From within the Docker container at runtime, I can verify the availability of AVX2:

  • torch.config.show()
Intel(R) oneAPI Math Kernel Library Version 2022.2-Product Build 20220804 for Intel(R) 64 architecture applications
Intel(R) MKL-DNN v2.7.3 (Git Hash 6dbeffbae1f23cbbeae17adb7b5b13f1f37c080e)
OpenMP 201511 (a.k.a.
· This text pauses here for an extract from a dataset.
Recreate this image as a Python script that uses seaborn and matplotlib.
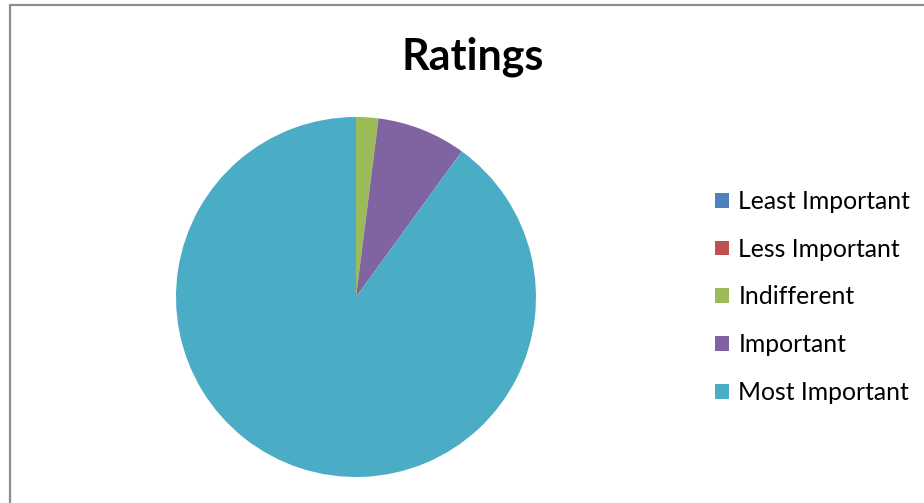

OpenMP 4.5)
NNPACK is enabled
CPU capability usage: AVX2
Build settings: BLAS_INFO=mkl, BUILD_TYPE=Release, CUDA_VERSION=11.8, CUDNN_VERSION=8.7.0, CXX_COMPILER=/opt/rh/devtoolset-9/root/usr/bin/c++, CXX_FLAGS= -D_GLIBCXX_USE_CXX11_ABI=0 -fabi-version=11 -Wno-deprecated -fvisibility-inlines-hidden -DUSE_PTHREADPOOL -DNDEBUG -DUSE_KINETO -DLIBKINETO_NOROCTRACER -DUSE_FBGEMM -DUSE_QNNPACK -DUSE_PYTORCH_QNNPACK -DUSE_XNNPACK -DSYMBOLICATE_MOBILE_DEBUG_HANDLE -O2 -fPIC -Wall -Wextra -Werror=return-type -Werror=non-virtual-dtor -Werror=bool-operation -Wnarrowing -Wno-missing-field-initializers -Wno-type-limits -Wno-array-bounds -Wno-unknown-pragmas -Wunused-local-typedefs -Wno-unused-parameter -Wno-unused-function -Wno-unused-result -Wno-strict-overflow -Wno-strict-aliasing -Wno-error=deprecated-declarations -Wno-stringop-overflow -Wno-psabi -Wno-error=pedantic -Wno-error=redundant-decls -Wno-error=old-style-cast -fdiagnostics-color=always -faligned-new -Wno-unused-but-set-variable -Wno-maybe-uninitialized -fno-math-errno -fno-trapping-math -Werror=format -Werror=cast-function-type -Wno-stringop-overflow, LAPACK_INFO=mkl, PERF_WITH_AVX=1, PERF_WITH_AVX2=1, PERF_WITH_AVX512=1, TORCH_DISABLE_GPU_ASSERTS=ON, TORCH_VERSION=2.0.1, USE_CUDA=ON, USE_CUDNN=ON, USE_EXCEPTION_PTR=1, USE_GFLAGS=OFF, USE_GLOG=OFF, USE_MKL=ON, USE_MKLDNN=ON, USE_MPI=OFF, USE_NCCL=1, USE_NNPACK=ON, USE_OPENMP=ON, USE_ROCM=OFF,

My Docker file is defined as follows:

FROM ubuntu:22.04
ENV DEBIAN_FRONTEND=noninteractive
RUN apt-get update && apt-get install -y software-properties-common
RUN add-apt-repository ppa:deadsnakes/ppa
RUN apt-get update && apt-get install -y python3.8 python3.8-dev python3.8-distutils python3.8-venv
RUN apt-get install -y curl net-tools
RUN curl https://bootstrap.pypa.io/get-pip.py -o get-pip.py
RUN python3.8 get-pip.py
RUN apt-get update && apt-get install -y gcc cmake git
WORKDIR /fedstellar
COPY requirements.txt
RUN python3.8 -m pip install -r requirements.txt

Outside of Docker, everything works fine and the NNPack warning is not thrown at training time.
Could this be an issue with the pip installation such that the hardware specifications are ignored?
Thanks in advance!